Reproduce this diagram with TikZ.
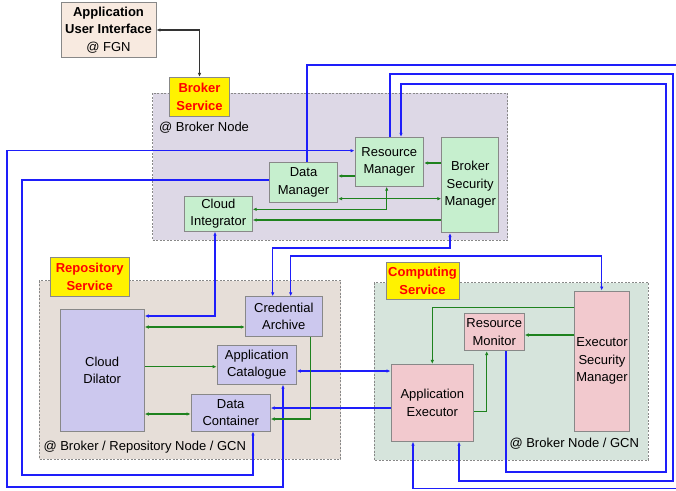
\documentclass[tikz,border=0pt]{standalone}
\usepackage{fontspec}
\setmainfont{Liberation Sans}
\usetikzlibrary{arrows.meta}
\definecolor{bluel}{RGB}{30,30,250}
\definecolor{greenl}{RGB}{30,130,30}
\definecolor{brokerbg}{RGB}{221,216,230}
\definecolor{repobg}{RGB}{230,222,216}
\definecolor{compbg}{RGB}{214,228,220}
\definecolor{brokerbox}{RGB}{198,239,206}
\definecolor{repobox}{RGB}{204,200,238}
\definecolor{compbox}{RGB}{242,201,206}
\definecolor{uibox}{RGB}{248,234,224}
\definecolor{edgegray}{RGB}{136,136,136}
\tikzset{
  box/.style={draw=edgegray, line width=0.8pt, rectangle, align=center, inner sep=1pt,
    font=\fontsize{13}{17.5}\selectfont},
  area/.style={draw=edgegray, line width=0.6pt, dash pattern=on 2pt off 1.5pt},
  svclabel/.style={draw=edgegray, line width=0.8pt, fill=yellow, text=red, align=center,
    inner sep=1pt, font=\fontsize{13}{17.5}\selectfont\bfseries},
  arealabel/.style={anchor=west, inner sep=0pt, font=\fontsize{13}{17.5}\selectfont},
  bl/.style={draw=bluel, line width=1.2pt},
  gl/.style={draw=greenl, line width=1.1pt},
  tip/.tip={Latex[length=4pt,width=3.5pt]},
}
\begin{document}
\begin{tikzpicture}[x=1pt,y=-1pt]
\path[use as bounding box, clip] (0,0) rectangle (676,490);
\fill[white] (0,0) rectangle (676,490);

% areas
\path[area, fill=brokerbg] (152.5,93.3) rectangle (507.5,240.3);
\path[area, fill=repobg] (39.3,280.7) rectangle (340.7,459);
\path[area, fill=compbg] (374.3,282.7) rectangle (648.3,460.3);

\node[arealabel] (lbroker) at (159,128) {@ Broker Node};
\node[arealabel] (lrepo) at (43.3,446.7) {@ Broker / Repository Node / GCN};
\node[arealabel] (lcomp) at (509.3,444) {@ Broker Node / GCN};

% service labels
\node[svclabel, minimum width=60.5pt, minimum height=39pt] (bsl) at (199.5,96.8) {Broker\\Service};
\node[svclabel, minimum width=79.3pt, minimum height=38.7pt] (rsl) at (89.7,276.7) {Repository\\Service};
\node[svclabel, minimum width=73pt, minimum height=37pt] (csl) at (422.5,280.8) {Computing\\Service};

% UI
\node[box, fill=uibox, minimum width=95pt, minimum height=55pt] (appui) at (108.5,30) {\textbf{Application}\\\textbf{User Interface}\\@ FGN};

% broker nodes
\node[box, fill=brokerbox, minimum width=68.4pt, minimum height=40pt] (dm) at (303.5,182.3) {Data\\Manager};
\node[box, fill=brokerbox, minimum width=68pt, minimum height=35pt] (ci) at (218.3,213.8) {Cloud\\Integrator};
\node[box, fill=brokerbox, minimum width=68.7pt, minimum height=49pt] (rm) at (389.3,161.8) {Resource\\Manager};
\node[box, fill=brokerbox, minimum width=57pt, minimum height=95.4pt] (bsm) at (470.2,185) {Broker\\Security\\Manager};

% repository nodes
\node[box, fill=repobox, minimum width=84.3pt, minimum height=121.7pt] (cd) at (102.2,370.2) {Cloud\\Dilator};
\node[box, fill=repobox, minimum width=77pt, minimum height=39.6pt] (ca) at (283.8,316.5) {Credential\\Archive};
\node[box, fill=repobox, minimum width=79.3pt, minimum height=39pt] (ac) at (256.7,364.8) {Application\\Catalogue};
\node[box, fill=repobox, minimum width=79.3pt, minimum height=36.7pt] (dc) at (230.7,412.7) {Data\\Container};

% computing nodes
\node[box, fill=compbox, minimum width=60.3pt, minimum height=37.4pt] (rmon) at (494.2,332) {Resource\\Monitor};
\node[box, fill=compbox, minimum width=82.7pt, minimum height=77pt] (ae) at (432.3,402.8) {Application\\Executor};
\node[box, fill=compbox, minimum width=54.6pt, minimum height=140.7pt] (esm) at (602,361.3) {Executor\\Security\\Manager};

% UI <-> Broker Service
\draw[draw=black!80, line width=1.1pt, tip-tip] (appui.east |- 0,30) -- (199.5,30) -- (bsl.north);

% blue connectors
\draw[bl, tip-tip] (ac.south -| 283,0) -- (283,487) -- (7,487) -- (7,150.7) -- (rm.west |- 0,150.7);
\draw[bl, -tip] (dm.west |- 0,180) -- (22,180) -- (22,475) -- (253,475) -- (dc.south -| 253,0);
\draw[bl, tip-tip] (ci.south -| 215,0) -- (215,316) -- (cd.east |- 0,316);
\draw[bl, tip-tip] (bsm.south -| 450,0) -- (450,248) -- (272.7,248) -- (ca.north -| 272.7,0);
\draw[bl, tip-tip] (ca.north -| 290.7,0) -- (290.7,256) -- (601.7,256) -- (esm.north -| 601.7,0);
\draw[bl, tip-tip] (ac.east |- 0,371) -- (ae.west |- 0,371);
\draw[bl, -tip] (ae.west |- 0,408) -- (dc.east |- 0,408);
\draw[bl, -tip] (rmon.south -| 506,0) -- (506,472) -- (666,472) -- (666,84) -- (401,84) -- (rm.north -| 401,0);
\draw[bl, -tip] (rm.north -| 390,0) -- (390,74) -- (673,74) -- (673,481) -- (459,481) -- (ae.south -| 459,0);
\draw[bl, -tip] (dm.north -| 307,0) -- (307,65) -- (690,65) -- (690,488.6) -- (413,488.6) -- (ae.south -| 413,0);

% green connectors
\draw[gl, -tip] (bsm.west |- 0,163) -- (rm.east |- 0,163);
\draw[gl, -tip] (rm.west |- 0,176) -- (dm.east |- 0,176);
\draw[gl, tip-tip] (dm.east |- 0,198.7) -- (bsm.west |- 0,198.7);
\draw[gl, tip-tip] (rm.south -| 386.7,0) -- (386.7,209.3) -- (ci.east |- 0,209.3);
\draw[gl, -tip] (bsm.west |- 0,220) -- (ci.east |- 0,220);
\draw[gl, tip-tip] (cd.east |- 0,327) -- (ca.west |- 0,327);
\draw[gl, -tip] (cd.east |- 0,366.7) -- (ac.west |- 0,366.7);
\draw[gl, tip-tip] (cd.east |- 0,414) -- (dc.west |- 0,414);
\draw[gl, -tip] (ca.south -| 310.7,0) -- (310.7,419) -- (dc.east |- 0,419);
\draw[gl, -tip] (esm.west |- 0,307.7) -- (432.3,307.7) -- (ae.north);
\draw[gl, -tip] (esm.west |- 0,335) -- (rmon.east |- 0,335);
\draw[gl, -tip] (ae.east |- 0,411.7) -- (486.7,411.7) -- (rmon.south -| 486.7,0);
\end{tikzpicture}
\end{document}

== SET PROBLEM ==
Reproduce the data verbatim. Do not carry any picture into the copy.

== COMPLETE OUTPUT ==
Reproduce this diagram with TikZ.
\documentclass[tikz,border=0pt]{standalone}
\usepackage{fontspec}
\setmainfont{Liberation Sans}
\usetikzlibrary{arrows.meta}
\definecolor{bluel}{RGB}{30,30,250}
\definecolor{greenl}{RGB}{30,130,30}
\definecolor{brokerbg}{RGB}{221,216,230}
\definecolor{repobg}{RGB}{230,222,216}
\definecolor{compbg}{RGB}{214,228,220}
\definecolor{brokerbox}{RGB}{198,239,206}
\definecolor{repobox}{RGB}{204,200,238}
\definecolor{compbox}{RGB}{242,201,206}
\definecolor{uibox}{RGB}{248,234,224}
\definecolor{edgegray}{RGB}{136,136,136}
\tikzset{
  box/.style={draw=edgegray, line width=0.8pt, rectangle, align=center, inner sep=1pt,
    font=\fontsize{13}{17.5}\selectfont},
  area/.style={draw=edgegray, line width=0.6pt, dash pattern=on 2pt off 1.5pt},
  svclabel/.style={draw=edgegray, line width=0.8pt, fill=yellow, text=red, align=center,
    inner sep=1pt, font=\fontsize{13}{17.5}\selectfont\bfseries},
  arealabel/.style={anchor=west, inner sep=0pt, font=\fontsize{13}{17.5}\selectfont},
  bl/.style={draw=bluel, line width=1.2pt},
  gl/.style={draw=greenl, line width=1.1pt},
  tip/.tip={Latex[length=4pt,width=3.5pt]},
}
\begin{document}
\begin{tikzpicture}[x=1pt,y=-1pt]
\path[use as bounding box, clip] (0,0) rectangle (676,490);
\fill[white] (0,0) rectangle (676,490);

% areas
\path[area, fill=brokerbg] (152.5,93.3) rectangle (507.5,240.3);
\path[area, fill=repobg] (39.3,280.7) rectangle (340.7,459);
\path[area, fill=compbg] (374.3,282.7) rectangle (648.3,460.3);

\node[arealabel] (lbroker) at (159,128) {@ Broker Node};
\node[arealabel] (lrepo) at (43.3,446.7) {@ Broker / Repository Node / GCN};
\node[arealabel] (lcomp) at (509.3,444) {@ Broker Node / GCN};

% service labels
\node[svclabel, minimum width=60.5pt, minimum height=39pt] (bsl) at (199.5,96.8) {Broker\\Service};
\node[svclabel, minimum width=79.3pt, minimum height=38.7pt] (rsl) at (89.7,276.7) {Repository\\Service};
\node[svclabel, minimum width=73pt, minimum height=37pt] (csl) at (422.5,280.8) {Computing\\Service};

% UI
\node[box, fill=uibox, minimum width=95pt, minimum height=55pt] (appui) at (108.5,30) {\textbf{Application}\\\textbf{User Interface}\\@ FGN};

% broker nodes
\node[box, fill=brokerbox, minimum width=68.4pt, minimum height=40pt] (dm) at (303.5,182.3) {Data\\Manager};
\node[box, fill=brokerbox, minimum width=68pt, minimum height=35pt] (ci) at (218.3,213.8) {Cloud\\Integrator};
\node[box, fill=brokerbox, minimum width=68.7pt, minimum height=49pt] (rm) at (389.3,161.8) {Resource\\Manager};
\node[box, fill=brokerbox, minimum width=57pt, minimum height=95.4pt] (bsm) at (470.2,185) {Broker\\Security\\Manager};

% repository nodes
\node[box, fill=repobox, minimum width=84.3pt, minimum height=121.7pt] (cd) at (102.2,370.2) {Cloud\\Dilator};
\node[box, fill=repobox, minimum width=77pt, minimum height=39.6pt] (ca) at (283.8,316.5) {Credential\\Archive};
\node[box, fill=repobox, minimum width=79.3pt, minimum height=39pt] (ac) at (256.7,364.8) {Application\\Catalogue};
\node[box, fill=repobox, minimum width=79.3pt, minimum height=36.7pt] (dc) at (230.7,412.7) {Data\\Container};

% computing nodes
\node[box, fill=compbox, minimum width=60.3pt, minimum height=37.4pt] (rmon) at (494.2,332) {Resource\\Monitor};
\node[box, fill=compbox, minimum width=82.7pt, minimum height=77pt] (ae) at (432.3,402.8) {Application\\Executor};
\node[box, fill=compbox, minimum width=54.6pt, minimum height=140.7pt] (esm) at (602,361.3) {Executor\\Security\\Manager};

% UI <-> Broker Service
\draw[draw=black!80, line width=1.1pt, tip-tip] (appui.east |- 0,30) -- (199.5,30) -- (bsl.north);

% blue connectors
\draw[bl, tip-tip] (ac.south -| 283,0) -- (283,487) -- (7,487) -- (7,150.7) -- (rm.west |- 0,150.7);
\draw[bl, -tip] (dm.west |- 0,180) -- (22,180) -- (22,475) -- (253,475) -- (dc.south -| 253,0);
\draw[bl, tip-tip] (ci.south -| 215,0) -- (215,316) -- (cd.east |- 0,316);
\draw[bl, tip-tip] (bsm.south -| 450,0) -- (450,248) -- (272.7,248) -- (ca.north -| 272.7,0);
\draw[bl, tip-tip] (ca.north -| 290.7,0) -- (290.7,256) -- (601.7,256) -- (esm.north -| 601.7,0);
\draw[bl, tip-tip] (ac.east |- 0,371) -- (ae.west |- 0,371);
\draw[bl, -tip] (ae.west |- 0,408) -- (dc.east |- 0,408);
\draw[bl, -tip] (rmon.south -| 506,0) -- (506,472) -- (666,472) -- (666,84) -- (401,84) -- (rm.north -| 401,0);
\draw[bl, -tip] (rm.north -| 390,0) -- (390,74) -- (673,74) -- (673,481) -- (459,481) -- (ae.south -| 459,0);
\draw[bl, -tip] (dm.north -| 307,0) -- (307,65) -- (690,65) -- (690,488.6) -- (413,488.6) -- (ae.south -| 413,0);

% green connectors
\draw[gl, -tip] (bsm.west |- 0,163) -- (rm.east |- 0,163);
\draw[gl, -tip] (rm.west |- 0,176) -- (dm.east |- 0,176);
\draw[gl, tip-tip] (dm.east |- 0,198.7) -- (bsm.west |- 0,198.7);
\draw[gl, tip-tip] (rm.south -| 386.7,0) -- (386.7,209.3) -- (ci.east |- 0,209.3);
\draw[gl, -tip] (bsm.west |- 0,220) -- (ci.east |- 0,220);
\draw[gl, tip-tip] (cd.east |- 0,327) -- (ca.west |- 0,327);
\draw[gl, -tip] (cd.east |- 0,366.7) -- (ac.west |- 0,366.7);
\draw[gl, tip-tip] (cd.east |- 0,414) -- (dc.west |- 0,414);
\draw[gl, -tip] (ca.south -| 310.7,0) -- (310.7,419) -- (dc.east |- 0,419);
\draw[gl, -tip] (esm.west |- 0,307.7) -- (432.3,307.7) -- (ae.north);
\draw[gl, -tip] (esm.west |- 0,335) -- (rmon.east |- 0,335);
\draw[gl, -tip] (ae.east |- 0,411.7) -- (486.7,411.7) -- (rmon.south -| 486.7,0);
\end{tikzpicture}
\end{document}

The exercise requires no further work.